Women’s Asian Cup Criticised Over Scheduling, Player Welfare and Officiating as Ellie Carpenter Questions Tournament Planning

Published on 17 March 2026 at 11:49

The Women’s Asian Cup should be a celebration of progress, history and growing quality in the women’s game. Yet, the tournament has instead been overshadowed by a familiar set of controversies. From its place in the calendar to player welfare, officiating standards, pitch conditions and long-standing underinvestment, the competition continues to raise serious questions about how it is valued and organised.

 

“I don't think any other major tournament runs through a season, and obviously that is disappointing for some.” Ellie Carpenter’s comment encapsulates the central frustration surrounding the Women’s Asian Cup. Unlike most major international tournaments, it has been staged during the European club season, directly clashing with the business end of domestic campaigns when finals, title races and knockout football dominate. This is the period when clubs are at their most stretched and when players are expected to perform at peak intensity week after week.

 

The consequences have been felt across the Women’s Super League. All 12 WSL clubs have lost players to the tournament, with 28 based in England away on international duty. The disruption was most visible in showpiece fixtures. Sam Kerr and Ellie Carpenter were both absent from the League Cup final, missing the opportunity to win a medal with their club, while Manchester United were without Hinata Miyazawa during a crucial phase of the season. These are not marginal squad players but key figures, and their absence alters competitions, outcomes and the integrity of domestic finals.

 

For players at the top end of the game, the demands are even more intense. Those representing Arsenal, Chelsea and Manchester United face a rapid turnaround, returning from an international tournament featuring high-stakes matches every few days straight into decisive league fixtures and Champions League quarter-finals with little recovery time. There is minimal opportunity for a proper pre-tournament camp due to club commitments, and almost no rest once the tournament ends, creating a relentless physical and mental load.

 

Concerns around player welfare have been compounded by the decision to stage the tournament in Australia during the height of summer. Climate has often been cited as a reason for unusual scheduling across Asia, where extreme heat, monsoon rains and tropical storms can make hosting a major tournament unsafe at certain times of year.

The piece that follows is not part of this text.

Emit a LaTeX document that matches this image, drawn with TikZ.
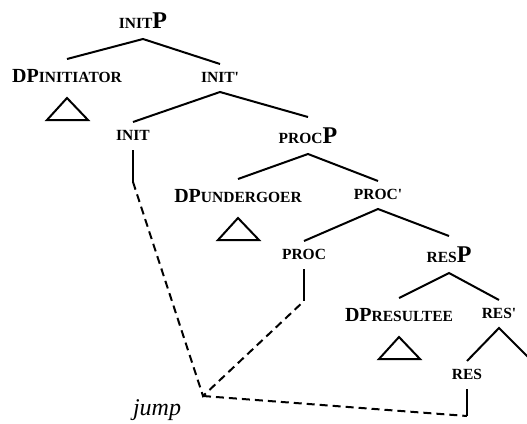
\documentclass[tikz,border=0pt]{standalone}
\usepackage{fontspec}
\setmainfont{Liberation Serif}

\newcommand\capsm[1]{{\fontsize{15.5}{15.5}\selectfont #1}}
\newcommand\phrP{{\fontsize{24}{24}\selectfont P}}
\newcommand\detP{{\fontsize{20}{20}\selectfont DP}}

\begin{document}
\begin{tikzpicture}[x=1pt,y=-1pt,line width=2pt,
    lab/.style={anchor=base,font=\bfseries,inner sep=0pt},
    head/.style={lab,text height=17pt,text depth=9pt},
    phrase/.style={lab,text height=25pt,text depth=10pt},
    spec/.style={lab,text height=22pt,text depth=15pt},
    trace/.style={dash pattern=on 8pt off 5pt}]
    \useasboundingbox (0,0) rectangle (527,423);

    \node[phrase] (initP)   at (143,28)  {\capsm{INIT}\phrP};
    \node[spec]   (dpI)     at (67,82)   {\detP\capsm{INITIATOR}};
    \node[head]   (initbar) at (220,82)  {\capsm{INIT\textquotesingle}};
    \node[head]   (init)    at (133,140) {\capsm{INIT}};
    \node[phrase] (procP)   at (308,143) {\capsm{PROC}\phrP};
    \node[spec]   (dpU)     at (238,202) {\detP\capsm{UNDERGOER}};
    \node[head]   (procbar) at (378,199) {\capsm{PROC\textquotesingle}};
    \node[head]   (proc)    at (304,259) {\capsm{PROC}};
    \node[phrase] (resP)    at (449,262) {\capsm{RES}\phrP};
    \node[spec]   (dpR)     at (399,321) {\detP\capsm{RESULTEE}};
    \node[head]   (resbar)  at (499,318) {\capsm{RES\textquotesingle}};
    \node[head]   (res)     at (467,379) {\capsm{RES}};
    \node[lab,font=\itshape\fontsize{24}{24}\selectfont] (jump) at (157,415) {jump};
    \coordinate (meet) at (203,396);
    \coordinate (resout) at (533,362);

    % tree
    \draw (dpI.north) -- (initP.south) -- (initbar.north);
    \draw (init.north) -- (initbar.south) -- (procP.north);
    \draw (dpU.north) -- (procP.south) -- (procbar.north);
    \draw (proc.north) -- (procbar.south) -- (resP.north);
    \draw (dpR.north) -- (resP.south) -- (resbar.north);
    \draw (res.north) -- (resbar.south) -- (resout);

    % triangles
    \foreach \dp in {dpI,dpU,dpR}
        \draw (\dp.south) -- ++(-20,22) -- ++(41,0) -- cycle;

    % heads to the verb
    \draw (init.south) -- ++(0,32) coordinate (initfoot);
    \draw (proc.south) -- ++(0,32) coordinate (procfoot);
    \draw (res.south) -- ++(0,27) coordinate (resfoot);
    \draw[trace] (initfoot) -- (meet) -- (procfoot);
    \draw[trace] (meet) -- (resfoot);
\end{tikzpicture}
\end{document}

However, this logic does not hold for an Australian-hosted edition, where peak summer conditions expose players to intense heat and place additional strain on recovery and performance rather than avoiding it.

 

Officiating standards have also come under heavy scrutiny, most notably in the semi-final between Australia and China. A challenge on Katrin Gorry saw a Chinese player arrive late with studs exposed, the ball already past her foot, no attempt to play it and clear danger to the opponent. Under the Laws of the Game set out by IFAB, a tackle that endangers an opponent’s safety or uses excessive force constitutes serious foul play. Whether the ball is present or not is irrelevant if the follow-through is dangerous. Endangering safety and excessive force are red-card offences, yet no dismissal was shown, and VAR did not intervene. The incident reinforced long-standing criticism of inconsistent refereeing and poor use of technology at the tournament.

 

Conditions off the ball have not helped either. The final between Australia and China was played on an uneven, visibly patchy surface at a multi-sport stadium regularly used for Australian rules football and cricket. Such venues often suffer from worn areas and inconsistent footing, directly impacting the quality and safety of the football. For a continental final, these conditions sit uneasily with claims of professionalism and ambition, particularly as expectations around standards continue to rise.

 

These organisational shortcomings are not isolated incidents but part of a wider pattern. Despite celebrating its 50th anniversary, the Women’s Asian Cup remains the lowest-paying continental competition in women’s football, with total prize money fixed at just US$1.8 million. Prize money was only introduced in 2022 and is limited to the top four teams, unlike comparable tournaments that reward all participating nations. Players have repeatedly called for fairer pay, proper consultation and greater respect, but those concerns have largely gone unanswered.

 

The criticism extends beyond finances. Poor refereeing, inconsistent VAR use and a lack of professionalism undermine a tournament that also serves as a qualification pathway for the 2027 Women’s World Cup and the 2028 Olympic Games. That pathway role makes the standard of organisation and officiating even more significant, yet the competition continues to lag behind other regions where investment and infrastructure have accelerated.

 

The AFC has defended its position by arguing that the women’s game in Asia is still in a growth phase and that prize money and investment depend on commercial revenue. However, this argument is increasingly challenged by evidence from Australia, where the Matildas have outperformed the men’s national team commercially in recent years. It highlights that investment is not simply a reward for growth but a driver of it.

 

FIFPRO has been outspoken, arguing that a world-class tournament should not ask players to wait for respect while other regions invest now. For many players and observers, the combination of mid-season scheduling, welfare concerns, poor officiating, substandard pitches and limited financial backing points to a deeper issue. A tournament with such history and importance continues to be treated as secondary. Until that changes, the Women’s Asian Cup will remain defined as much by controversy as by the football played on the pitch.